▶ [STATED TASK]:
The listing below should be written out exactly; please include all of it.

### MATERIAL PROVIDED

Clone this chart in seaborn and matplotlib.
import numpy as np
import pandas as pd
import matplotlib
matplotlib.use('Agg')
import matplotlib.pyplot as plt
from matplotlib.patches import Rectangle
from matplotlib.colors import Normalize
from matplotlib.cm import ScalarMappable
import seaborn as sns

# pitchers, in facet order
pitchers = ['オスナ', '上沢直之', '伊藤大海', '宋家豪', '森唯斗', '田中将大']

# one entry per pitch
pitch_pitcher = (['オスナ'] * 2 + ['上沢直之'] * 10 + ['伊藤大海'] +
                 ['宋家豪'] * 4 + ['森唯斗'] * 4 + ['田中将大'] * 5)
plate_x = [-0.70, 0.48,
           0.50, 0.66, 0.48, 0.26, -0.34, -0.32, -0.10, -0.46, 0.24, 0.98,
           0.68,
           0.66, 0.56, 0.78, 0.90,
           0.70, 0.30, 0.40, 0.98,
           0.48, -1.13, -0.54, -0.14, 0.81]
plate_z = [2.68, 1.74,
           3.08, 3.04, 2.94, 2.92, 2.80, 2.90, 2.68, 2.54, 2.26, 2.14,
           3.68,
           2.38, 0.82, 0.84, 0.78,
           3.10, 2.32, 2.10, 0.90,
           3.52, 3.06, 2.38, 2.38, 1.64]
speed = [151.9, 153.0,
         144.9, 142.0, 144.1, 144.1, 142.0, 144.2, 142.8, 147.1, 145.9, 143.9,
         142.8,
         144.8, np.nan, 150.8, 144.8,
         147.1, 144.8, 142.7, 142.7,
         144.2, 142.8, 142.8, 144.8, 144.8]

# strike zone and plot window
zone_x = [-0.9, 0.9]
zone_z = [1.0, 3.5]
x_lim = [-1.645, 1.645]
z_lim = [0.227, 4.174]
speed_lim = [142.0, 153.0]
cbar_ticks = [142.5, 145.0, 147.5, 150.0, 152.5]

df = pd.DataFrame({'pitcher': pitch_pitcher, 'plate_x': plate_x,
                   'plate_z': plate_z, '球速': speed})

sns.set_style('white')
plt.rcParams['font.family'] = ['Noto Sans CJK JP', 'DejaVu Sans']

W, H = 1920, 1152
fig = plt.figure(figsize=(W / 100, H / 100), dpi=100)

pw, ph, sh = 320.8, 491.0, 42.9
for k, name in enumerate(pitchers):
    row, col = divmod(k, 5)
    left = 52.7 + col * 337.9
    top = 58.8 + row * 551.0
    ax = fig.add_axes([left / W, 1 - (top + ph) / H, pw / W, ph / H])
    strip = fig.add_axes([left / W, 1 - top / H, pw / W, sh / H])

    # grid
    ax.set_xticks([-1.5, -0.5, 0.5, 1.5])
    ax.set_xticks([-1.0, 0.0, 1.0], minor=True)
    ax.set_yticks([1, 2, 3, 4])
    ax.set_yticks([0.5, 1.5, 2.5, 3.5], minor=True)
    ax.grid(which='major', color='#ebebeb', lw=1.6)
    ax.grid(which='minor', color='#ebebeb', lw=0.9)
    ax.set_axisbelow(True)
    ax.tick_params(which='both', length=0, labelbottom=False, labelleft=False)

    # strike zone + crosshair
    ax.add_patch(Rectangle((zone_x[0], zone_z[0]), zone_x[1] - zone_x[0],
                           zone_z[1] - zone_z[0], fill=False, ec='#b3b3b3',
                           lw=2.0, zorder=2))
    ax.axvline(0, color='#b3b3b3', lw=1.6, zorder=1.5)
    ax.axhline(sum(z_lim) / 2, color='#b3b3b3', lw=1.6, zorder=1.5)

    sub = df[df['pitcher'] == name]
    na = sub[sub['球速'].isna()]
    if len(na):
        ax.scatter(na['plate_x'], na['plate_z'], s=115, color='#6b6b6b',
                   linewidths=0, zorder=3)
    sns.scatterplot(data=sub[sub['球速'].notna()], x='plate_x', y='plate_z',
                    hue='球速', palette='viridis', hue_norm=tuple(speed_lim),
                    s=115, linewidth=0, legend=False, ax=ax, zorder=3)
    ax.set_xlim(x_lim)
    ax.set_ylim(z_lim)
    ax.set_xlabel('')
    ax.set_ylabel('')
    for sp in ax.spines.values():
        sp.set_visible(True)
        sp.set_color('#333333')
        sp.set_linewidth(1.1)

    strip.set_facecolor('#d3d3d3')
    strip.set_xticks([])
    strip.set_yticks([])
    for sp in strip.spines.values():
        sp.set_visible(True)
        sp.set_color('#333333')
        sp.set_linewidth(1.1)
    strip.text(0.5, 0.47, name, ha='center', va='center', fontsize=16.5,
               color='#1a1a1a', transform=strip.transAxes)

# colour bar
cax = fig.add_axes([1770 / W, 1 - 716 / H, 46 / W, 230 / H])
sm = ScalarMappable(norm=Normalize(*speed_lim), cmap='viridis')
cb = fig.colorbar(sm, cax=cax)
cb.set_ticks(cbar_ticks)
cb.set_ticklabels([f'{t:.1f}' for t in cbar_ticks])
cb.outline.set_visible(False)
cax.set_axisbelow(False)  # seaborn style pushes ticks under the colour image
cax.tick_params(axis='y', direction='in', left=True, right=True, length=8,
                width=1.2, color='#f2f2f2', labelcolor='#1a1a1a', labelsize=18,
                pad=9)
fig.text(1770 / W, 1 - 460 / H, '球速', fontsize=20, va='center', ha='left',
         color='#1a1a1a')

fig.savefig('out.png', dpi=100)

######

▶ [EXERCISE ANSWER]:
Clone this chart in seaborn and matplotlib.
import numpy as np
import pandas as pd
import matplotlib
matplotlib.use('Agg')
import matplotlib.pyplot as plt
from matplotlib.patches import Rectangle
from matplotlib.colors import Normalize
from matplotlib.cm import ScalarMappable
import seaborn as sns

# pitchers, in facet order
pitchers = ['オスナ', '上沢直之', '伊藤大海', '宋家豪', '森唯斗', '田中将大']

# one entry per pitch
pitch_pitcher = (['オスナ'] * 2 + ['上沢直之'] * 10 + ['伊藤大海'] +
                 ['宋家豪'] * 4 + ['森唯斗'] * 4 + ['田中将大'] * 5)
plate_x = [-0.70, 0.48,
           0.50, 0.66, 0.48, 0.26, -0.34, -0.32, -0.10, -0.46, 0.24, 0.98,
           0.68,
           0.66, 0.56, 0.78, 0.90,
           0.70, 0.30, 0.40, 0.98,
           0.48, -1.13, -0.54, -0.14, 0.81]
plate_z = [2.68, 1.74,
           3.08, 3.04, 2.94, 2.92, 2.80, 2.90, 2.68, 2.54, 2.26, 2.14,
           3.68,
           2.38, 0.82, 0.84, 0.78,
           3.10, 2.32, 2.10, 0.90,
           3.52, 3.06, 2.38, 2.38, 1.64]
speed = [151.9, 153.0,
         144.9, 142.0, 144.1, 144.1, 142.0, 144.2, 142.8, 147.1, 145.9, 143.9,
         142.8,
         144.8, np.nan, 150.8, 144.8,
         147.1, 144.8, 142.7, 142.7,
         144.2, 142.8, 142.8, 144.8, 144.8]

# strike zone and plot window
zone_x = [-0.9, 0.9]
zone_z = [1.0, 3.5]
x_lim = [-1.645, 1.645]
z_lim = [0.227, 4.174]
speed_lim = [142.0, 153.0]
cbar_ticks = [142.5, 145.0, 147.5, 150.0, 152.5]

df = pd.DataFrame({'pitcher': pitch_pitcher, 'plate_x': plate_x,
                   'plate_z': plate_z, '球速': speed})

sns.set_style('white')
plt.rcParams['font.family'] = ['Noto Sans CJK JP', 'DejaVu Sans']

W, H = 1920, 1152
fig = plt.figure(figsize=(W / 100, H / 100), dpi=100)

pw, ph, sh = 320.8, 491.0, 42.9
for k, name in enumerate(pitchers):
    row, col = divmod(k, 5)
    left = 52.7 + col * 337.9
    top = 58.8 + row * 551.0
    ax = fig.add_axes([left / W, 1 - (top + ph) / H, pw / W, ph / H])
    strip = fig.add_axes([left / W, 1 - top / H, pw / W, sh / H])

    # grid
    ax.set_xticks([-1.5, -0.5, 0.5, 1.5])
    ax.set_xticks([-1.0, 0.0, 1.0], minor=True)
    ax.set_yticks([1, 2, 3, 4])
    ax.set_yticks([0.5, 1.5, 2.5, 3.5], minor=True)
    ax.grid(which='major', color='#ebebeb', lw=1.6)
    ax.grid(which='minor', color='#ebebeb', lw=0.9)
    ax.set_axisbelow(True)
    ax.tick_params(which='both', length=0, labelbottom=False, labelleft=False)

    # strike zone + crosshair
    ax.add_patch(Rectangle((zone_x[0], zone_z[0]), zone_x[1] - zone_x[0],
                           zone_z[1] - zone_z[0], fill=False, ec='#b3b3b3',
                           lw=2.0, zorder=2))
    ax.axvline(0, color='#b3b3b3', lw=1.6, zorder=1.5)
    ax.axhline(sum(z_lim) / 2, color='#b3b3b3', lw=1.6, zorder=1.5)

    sub = df[df['pitcher'] == name]
    na = sub[sub['球速'].isna()]
    if len(na):
        ax.scatter(na['plate_x'], na['plate_z'], s=115, color='#6b6b6b',
                   linewidths=0, zorder=3)
    sns.scatterplot(data=sub[sub['球速'].notna()], x='plate_x', y='plate_z',
                    hue='球速', palette='viridis', hue_norm=tuple(speed_lim),
                    s=115, linewidth=0, legend=False, ax=ax, zorder=3)
    ax.set_xlim(x_lim)
    ax.set_ylim(z_lim)
    ax.set_xlabel('')
    ax.set_ylabel('')
    for sp in ax.spines.values():
        sp.set_visible(True)
        sp.set_color('#333333')
        sp.set_linewidth(1.1)

    strip.set_facecolor('#d3d3d3')
    strip.set_xticks([])
    strip.set_yticks([])
    for sp in strip.spines.values():
        sp.set_visible(True)
        sp.set_color('#333333')
        sp.set_linewidth(1.1)
    strip.text(0.5, 0.47, name, ha='center', va='center', fontsize=16.5,
               color='#1a1a1a', transform=strip.transAxes)

# colour bar
cax = fig.add_axes([1770 / W, 1 - 716 / H, 46 / W, 230 / H])
sm = ScalarMappable(norm=Normalize(*speed_lim), cmap='viridis')
cb = fig.colorbar(sm, cax=cax)
cb.set_ticks(cbar_ticks)
cb.set_ticklabels([f'{t:.1f}' for t in cbar_ticks])
cb.outline.set_visible(False)
cax.set_axisbelow(False)  # seaborn style pushes ticks under the colour image
cax.tick_params(axis='y', direction='in', left=True, right=True, length=8,
                width=1.2, color='#f2f2f2', labelcolor='#1a1a1a', labelsize=18,
                pad=9)
fig.text(1770 / W, 1 - 460 / H, '球速', fontsize=20, va='center', ha='left',
         color='#1a1a1a')

fig.savefig('out.png', dpi=100)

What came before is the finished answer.